A: The DOE 2016 requirement for low-voltage distribution transformer efficiency is specified at 35% load, which is probably a good assumption for a commercial building, but a bad one for a data center striving to make the best use of limited power distribution resources. That standard requires no less than 98.83% efficiency (again, at 35% load). Overall transformer losses are the total of a fixed no-load loss and a load loss that scales with the square of the load, thus the DOE standard numbers are dominated by the no-load loss and the high loads that you are striving for will be dominated by the load loss and there are trade-offs in transformer design between the two.

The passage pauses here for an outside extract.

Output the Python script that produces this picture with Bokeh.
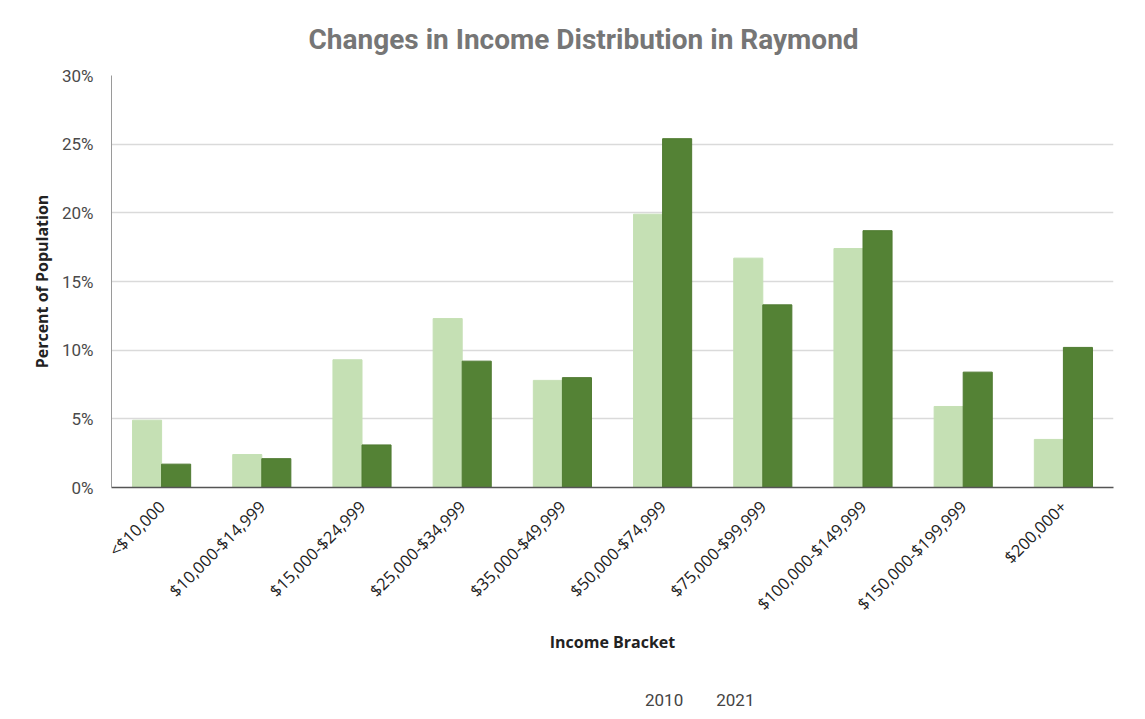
import numpy as np
from bokeh.plotting import figure
from bokeh.layouts import column
from bokeh.models import (ColumnDataSource, FactorRange, Range1d, Legend, LegendItem,
                          NumeralTickFormatter, FixedTicker, Title)
from bokeh.transform import dodge
from bokeh.embed import file_html
from bokeh.resources import INLINE

categories = ["<$10,000", "$10,000-$14,999", "$15,000-$24,999", "$25,000-$34,999",
              "$35,000-$49,999", "$50,000-$74,999", "$75,000-$99,999",
              "$100,000-$149,999", "$150,000-$199,999", "$200,000+"]
pct_2010 = [4.9, 2.4, 9.3, 12.3, 7.8, 19.9, 16.7, 17.4, 5.9, 3.5]
pct_2021 = [1.7, 2.1, 3.1, 9.2, 8.0, 25.4, 13.3, 18.7, 8.4, 10.2]
y_ticks = [0, 5, 10, 15, 20, 25, 30]
series_names = ["2010", "2021"]
series_colors = ["#c5e0b4", "#548235"]

src = ColumnDataSource(dict(cat=categories,
                            v2010=[v / 100 for v in pct_2010],
                            v2021=[v / 100 for v in pct_2021]))

p = figure(x_range=FactorRange(*categories), y_range=Range1d(0, 0.30),
           frame_width=1002, frame_height=412, output_backend="svg", toolbar_location=None,
           min_border_left=111, min_border_right=20, min_border_top=75,
           min_border_bottom=180)
p.outline_line_color = None

p.vbar(x=dodge("cat", -0.145, range=p.x_range), top="v2010", width=0.29,
       source=src, fill_color=series_colors[0], line_color=series_colors[0])
p.vbar(x=dodge("cat", 0.145, range=p.x_range), top="v2021", width=0.29,
       source=src, fill_color=series_colors[1], line_color="#4f7a31")

p.title = Title(text="Changes in Income Distribution in Raymond", align="left",
                offset=197, text_font="Roboto", text_font_size="28px",
                text_font_style="bold", text_color="#767676", standoff=39)

p.yaxis.ticker = FixedTicker(ticks=[t / 100 for t in y_ticks])
p.yaxis.formatter = NumeralTickFormatter(format="0%")
p.yaxis.major_tick_line_color = None
p.yaxis.minor_tick_line_color = None
p.yaxis.axis_line_color = "#9a9a9a"
p.yaxis.major_label_text_font = "Roboto"
p.yaxis.major_label_text_font_size = "17px"
p.yaxis.major_label_text_color = "#4a4a4a"
p.yaxis.major_label_standoff = 12
p.yaxis.axis_label = "Percent of Population"
p.yaxis.axis_label_text_font = "Open Sans"
p.yaxis.axis_label_text_font_size = "16px"
p.yaxis.axis_label_text_font_style = "bold"
p.yaxis.axis_label_text_color = "#222222"
p.yaxis.axis_label_standoff = 6

p.xaxis.major_tick_line_color = None
p.xaxis.axis_line_color = "#555555"
p.xaxis.axis_line_width = 1.5
p.xaxis.major_label_orientation = np.pi / 4
p.xaxis.major_label_text_font = "Open Sans"
p.xaxis.major_label_text_font_size = "16.5px"
p.xaxis.major_label_text_color = "#222222"
p.xaxis.major_label_standoff = 10
p.xaxis.axis_label = "Income Bracket"
p.xaxis.axis_label_text_font = "Open Sans"
p.xaxis.axis_label_text_font_size = "16px"
p.xaxis.axis_label_text_font_style = "bold"
p.xaxis.axis_label_text_color = "#222222"
p.xaxis.axis_label_standoff = 5

p.xgrid.grid_line_color = None
p.ygrid.grid_line_color = "#dadada"
p.ygrid.grid_line_width = 1.5

# Separate strip below the chart that holds only the legend
leg = figure(width=1133, height=50, x_range=Range1d(0, 1), y_range=Range1d(0, 1),
             x_axis_type=None, y_axis_type=None, output_backend="svg",
             toolbar_location=None, min_border=0)
leg.outline_line_color = None
leg.grid.visible = False
items = []
for name, color in zip(series_names, series_colors):
    r = leg.vbar(x=[], top=[], width=0.1, fill_color=color, line_color=color)
    items.append(LegendItem(label=name, renderers=[r]))
legend = Legend(items=items, orientation="horizontal", location=(517, 7),
                label_text_font="Roboto", label_text_font_size="17px",
                label_text_color="#444444", glyph_width=13, glyph_height=13,
                spacing=16, label_standoff=4, border_line_color=None,
                background_fill_alpha=0, margin=0, padding=8)
leg.add_layout(legend, "center")

layout = column(p, leg, spacing=0)
open("out.html", "w").write(file_html(layout, INLINE))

I'd suggest getting the efficiency curve from Powersmiths for their ESAVER-50H (optimized for high loading) and use that to specify the efficiency requirement at e.g. 75% load, which is a standard rating point. Other parameters, especially impedance, need to be managed to optimize inrush current, fault level, and arc-flash to make sure it will integrate with the existing installation. We learned this the hard way at FLEXLAB. Hope this helps!


Q: A quick question about CRAH VFD fan control. At some WHS data centers, there are some CRAH units with VFDs controlling to an underfloor static pressure setpoint of 0.1" wc. The static pressure in the room varies from 0.02" to 0.04" wc, so the VFDs are always running at 100% trying to reach the setpoint. I am planning to propose controlling the VFDs to cold aisle temperature setpoints instead of the UF static pressure setpoints. The goal would be to reduce CRAC VFD fan speed. In you experience, do you think this is the right approach? 

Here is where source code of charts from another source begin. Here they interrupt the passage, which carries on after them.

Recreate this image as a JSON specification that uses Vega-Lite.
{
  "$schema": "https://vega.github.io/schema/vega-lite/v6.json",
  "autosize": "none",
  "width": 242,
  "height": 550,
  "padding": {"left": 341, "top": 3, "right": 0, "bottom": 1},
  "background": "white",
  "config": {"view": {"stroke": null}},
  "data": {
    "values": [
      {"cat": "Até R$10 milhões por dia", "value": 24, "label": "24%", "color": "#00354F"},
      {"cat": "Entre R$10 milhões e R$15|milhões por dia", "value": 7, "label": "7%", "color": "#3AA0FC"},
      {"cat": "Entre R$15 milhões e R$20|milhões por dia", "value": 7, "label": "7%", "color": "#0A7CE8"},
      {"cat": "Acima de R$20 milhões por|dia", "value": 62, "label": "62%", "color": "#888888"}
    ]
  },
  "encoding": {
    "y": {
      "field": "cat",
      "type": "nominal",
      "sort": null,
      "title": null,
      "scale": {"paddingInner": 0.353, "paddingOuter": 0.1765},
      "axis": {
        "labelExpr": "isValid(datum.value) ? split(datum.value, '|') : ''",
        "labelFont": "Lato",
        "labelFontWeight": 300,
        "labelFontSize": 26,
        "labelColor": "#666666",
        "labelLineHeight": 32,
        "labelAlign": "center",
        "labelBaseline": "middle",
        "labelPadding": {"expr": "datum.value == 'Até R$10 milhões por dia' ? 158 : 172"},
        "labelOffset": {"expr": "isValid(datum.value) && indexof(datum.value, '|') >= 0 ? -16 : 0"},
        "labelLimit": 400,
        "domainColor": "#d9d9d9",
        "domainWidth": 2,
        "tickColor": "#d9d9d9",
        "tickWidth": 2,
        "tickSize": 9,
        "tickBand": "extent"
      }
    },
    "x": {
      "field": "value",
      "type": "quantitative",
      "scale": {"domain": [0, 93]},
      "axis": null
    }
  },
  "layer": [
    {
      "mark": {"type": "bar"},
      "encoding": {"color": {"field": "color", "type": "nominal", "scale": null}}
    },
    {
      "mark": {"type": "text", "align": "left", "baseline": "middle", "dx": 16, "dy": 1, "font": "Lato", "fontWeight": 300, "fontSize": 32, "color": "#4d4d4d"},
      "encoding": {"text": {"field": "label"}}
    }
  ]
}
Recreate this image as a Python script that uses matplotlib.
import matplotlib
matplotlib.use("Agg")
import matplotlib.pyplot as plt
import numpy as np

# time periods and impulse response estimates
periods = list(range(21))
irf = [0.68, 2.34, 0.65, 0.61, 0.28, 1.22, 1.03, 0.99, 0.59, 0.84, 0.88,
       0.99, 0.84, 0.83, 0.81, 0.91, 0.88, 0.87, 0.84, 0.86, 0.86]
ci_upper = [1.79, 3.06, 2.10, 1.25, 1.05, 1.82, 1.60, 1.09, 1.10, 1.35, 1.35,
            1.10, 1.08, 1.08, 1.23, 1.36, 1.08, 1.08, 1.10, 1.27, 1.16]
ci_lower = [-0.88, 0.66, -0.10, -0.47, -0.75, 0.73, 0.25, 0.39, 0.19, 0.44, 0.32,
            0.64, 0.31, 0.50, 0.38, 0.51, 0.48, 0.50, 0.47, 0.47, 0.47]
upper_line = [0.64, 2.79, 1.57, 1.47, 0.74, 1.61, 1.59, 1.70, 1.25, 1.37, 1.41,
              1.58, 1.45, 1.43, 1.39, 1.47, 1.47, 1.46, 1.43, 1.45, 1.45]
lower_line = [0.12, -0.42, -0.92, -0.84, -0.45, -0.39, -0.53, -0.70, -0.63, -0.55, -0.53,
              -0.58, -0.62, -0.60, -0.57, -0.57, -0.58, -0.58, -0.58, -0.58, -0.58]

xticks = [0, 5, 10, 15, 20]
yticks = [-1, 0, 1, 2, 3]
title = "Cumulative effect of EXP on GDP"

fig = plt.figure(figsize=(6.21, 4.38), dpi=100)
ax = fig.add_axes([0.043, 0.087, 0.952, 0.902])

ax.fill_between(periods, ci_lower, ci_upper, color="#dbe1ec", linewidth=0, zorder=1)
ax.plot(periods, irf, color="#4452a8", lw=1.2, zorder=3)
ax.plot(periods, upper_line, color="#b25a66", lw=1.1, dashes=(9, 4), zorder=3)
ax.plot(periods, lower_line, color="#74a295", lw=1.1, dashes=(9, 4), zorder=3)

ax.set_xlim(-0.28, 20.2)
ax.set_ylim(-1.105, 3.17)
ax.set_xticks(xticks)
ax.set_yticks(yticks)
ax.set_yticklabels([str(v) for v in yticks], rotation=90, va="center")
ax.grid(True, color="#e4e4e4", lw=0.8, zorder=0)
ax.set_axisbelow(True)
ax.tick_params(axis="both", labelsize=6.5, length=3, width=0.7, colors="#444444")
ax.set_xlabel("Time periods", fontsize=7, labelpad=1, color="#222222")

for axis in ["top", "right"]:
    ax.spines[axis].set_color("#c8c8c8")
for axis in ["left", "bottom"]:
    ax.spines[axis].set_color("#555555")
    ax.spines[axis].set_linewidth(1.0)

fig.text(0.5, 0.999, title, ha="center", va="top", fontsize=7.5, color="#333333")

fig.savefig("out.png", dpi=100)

A: Your approach to CRAH fan control should work well in your application, given that with your cold-aisle isolation and blanking panels, you should have good air management. So the chilled water valves in the CRAHs would be controlled on supply air temperature (correct?), and the fans would be controlled on cold-aisle temperature; we recommend using a sample of the top-of-rack temperatures for control, and monitoring the rest of the inlet temperature sensors to alarm any hot spots. This scheme is a relatively direct way to ensure that the IT equipment is getting the recommended inlet air temperature. Even better than rack inlet temperatures, is to get the inlet temperatures directly from the IT equipment, but often this access is made difficult by security protocols.

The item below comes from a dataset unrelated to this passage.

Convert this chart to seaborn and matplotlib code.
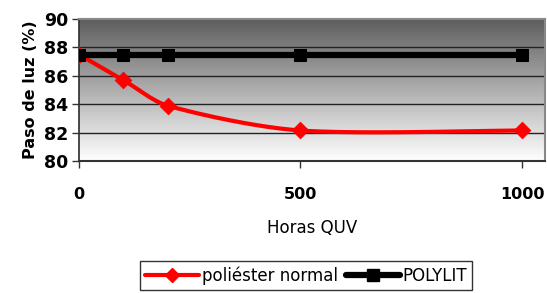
import numpy as np
import pandas as pd
import matplotlib
matplotlib.use("Agg")
import matplotlib.pyplot as plt
from matplotlib.lines import Line2D
import seaborn as sns

# data
horas = [0, 100, 200, 500, 1000]
poliester_normal = [87.5, 85.7, 83.9, 82.15, 82.15]
polylit = [87.5, 87.5, 87.5, 87.5, 87.5]
y_ticks = [80, 82, 84, 86, 88, 90]
x_ticks = [0, 500, 1000]


def smooth_curve(xs, ys, n=40):
    """Smoothed line through the points (cubic Bezier, Catmull-Rom tangents,
    control points clamped to a third of each segment)."""
    xs = np.asarray(xs, float)
    ys = np.asarray(ys, float)
    px = np.concatenate([[xs[0]], xs, [xs[-1]]])
    py = np.concatenate([[ys[0]], ys, [ys[-1]]])
    out_x, out_y = [], []
    for i in range(1, len(px) - 2):
        p0 = np.array([px[i], py[i]])
        p3 = np.array([px[i + 1], py[i + 1]])
        seg = (p3[0] - p0[0]) / 3
        d1 = (np.array([px[i + 1], py[i + 1]]) - np.array([px[i - 1], py[i - 1]])) / 6
        d2 = (np.array([px[i + 2], py[i + 2]]) - np.array([px[i], py[i]])) / 6
        if d1[0] > seg:
            d1 = d1 * seg / d1[0]
        if d2[0] > seg:
            d2 = d2 * seg / d2[0]
        c1 = p0 + d1
        c2 = p3 - d2
        t = np.linspace(0, 1, n)[:, None]
        b = ((1 - t) ** 3) * p0 + 3 * ((1 - t) ** 2) * t * c1 + 3 * (1 - t) * t ** 2 * c2 + t ** 3 * p3
        out_x.extend(b[:, 0])
        out_y.extend(b[:, 1])
    return np.array(out_x), np.array(out_y)


sns.set_theme(style="white")
plt.rcParams["font.family"] = ["DejaVu Sans"]
plt.rcParams["text.color"] = "black"
plt.rcParams["axes.labelcolor"] = "black"
plt.rcParams["xtick.color"] = "black"
plt.rcParams["ytick.color"] = "black"

fig = plt.figure(figsize=(5.47, 2.93), dpi=100)
ax = fig.add_axes([0.1444, 0.4505, 0.852, 0.4845])

# gray gradient background
grad = np.linspace(0, 1, 256)[:, None]
ax.imshow(grad, extent=[0, 1, 0, 1], transform=ax.transAxes, aspect="auto",
          cmap=matplotlib.colors.LinearSegmentedColormap.from_list("g", ["#5e5e5e", "#ffffff"]),
          zorder=0, origin="upper")

for yv in y_ticks[1:-1]:
    ax.axhline(yv, color="#222222", lw=1.0, zorder=1)

sx, sy = smooth_curve(horas, poliester_normal)
df_s = pd.DataFrame({"x": sx, "y": sy})
sns.lineplot(data=df_s, x="x", y="y", ax=ax, color="#ff0000", lw=3, sort=False, zorder=3)
sns.scatterplot(x=horas, y=poliester_normal, ax=ax, marker="D", s=70, color="#ff0000",
                edgecolor="#ff0000", zorder=4)

df_p = pd.DataFrame({"x": horas, "y": polylit})
sns.lineplot(data=df_p, x="x", y="y", ax=ax, color="black", lw=4.5, marker="s",
             markersize=9, markeredgecolor="black", zorder=5)

ax.set_xlim(0, 1052)
ax.set_ylim(80, 90)
ax.set_xticks(x_ticks)
ax.set_yticks(y_ticks)
ax.tick_params(axis="y", direction="out", length=5, width=1, color="#333333",
               labelcolor="black", labelsize=12.5, pad=3, left=True)
ax.tick_params(axis="x", direction="out", length=5, width=1, color="#333333",
               labelcolor="black", labelsize=11.5, pad=14, bottom=True)
for lab in ax.get_yticklabels():
    lab.set_fontweight("bold")
for lab in ax.get_xticklabels():
    lab.set_fontweight("semibold")

for side in ["top", "right"]:
    ax.spines[side].set_color("#888888")
    ax.spines[side].set_linewidth(1.5)
ax.spines["left"].set_color("#333333")
ax.spines["bottom"].set_color("#333333")
ax.spines["bottom"].set_linewidth(1.5)

ax.set_xlabel("Horas QUV", fontsize=12, labelpad=12, color="black")
ax.set_ylabel("Paso de luz (%)", fontsize=11.5, fontweight="bold", labelpad=4, color="black")

handles = [
    Line2D([], [], color="#ff0000", lw=3, marker="D", markersize=7),
    Line2D([], [], color="black", lw=4.5, marker="s", markersize=8),
]
leg = fig.legend(handles, ["poliéster normal", "POLYLIT"], loc="upper center",
                 bbox_to_anchor=(0.56, 0.108), ncol=2, frameon=True, fancybox=False,
                 fontsize=12, handlelength=3.2, handletextpad=0.2, columnspacing=0.5,
                 borderpad=0.3, borderaxespad=0)
leg.get_frame().set_edgecolor("black")
leg.get_frame().set_linewidth(1)
for txt in leg.get_texts():
    txt.set_color("black")

fig.savefig("out.png", dpi=100)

Do check for inadvertent recirculation paths for hot air, including above and below the IT equipment in each rack, around the sides of the IT equipment, and networking equipment that often has airflow from back to front (i.e. the inlet is on the cable-connection side of the equipment, such that if it is installed with the cables on the back, it will be a air recirculator). Sometimes other equipment is installed backwards from an airflow point of view. Below and between the racks should also be sealed off to prevent recirculation.
Other fan control schemes that have been used successfully, although they are less direct that the above, include differential pressure between underfloor and cold aisle, and differential pressure between the cold aisle and the hot aisle (since a slight positive pressure in the cold aisle helps ensure minimal recirculation of hot air).  Your setpoint for underfloor air pressure is at the high end of where most perforated tiles are rated, so a lower setpoint might work better, depending on whether your center is actually designed for the higher pressure, and whether the design flows are needed for your loads. But go with your plan to use temperatures per the above. And please let us know how it goes!

Q: How do systems that are outside air economizers with evaporative cooling work?

A: Increasingly indirect economizer/evaporative cooling schemes available. These are air-handling units outside the data center that use air-to-air heat exchangers and indirect evaporative cooling, usually with a compressor-based backup. Ducts connect these AHUs to the hot and cold air plenums in the data centers. All provide most of the energy savings of an air-side economizer without the (overblown, in most cases) concern about bringing outside air into the data center. And they are likely to be a system with a higher capital cost than a conventional ASE.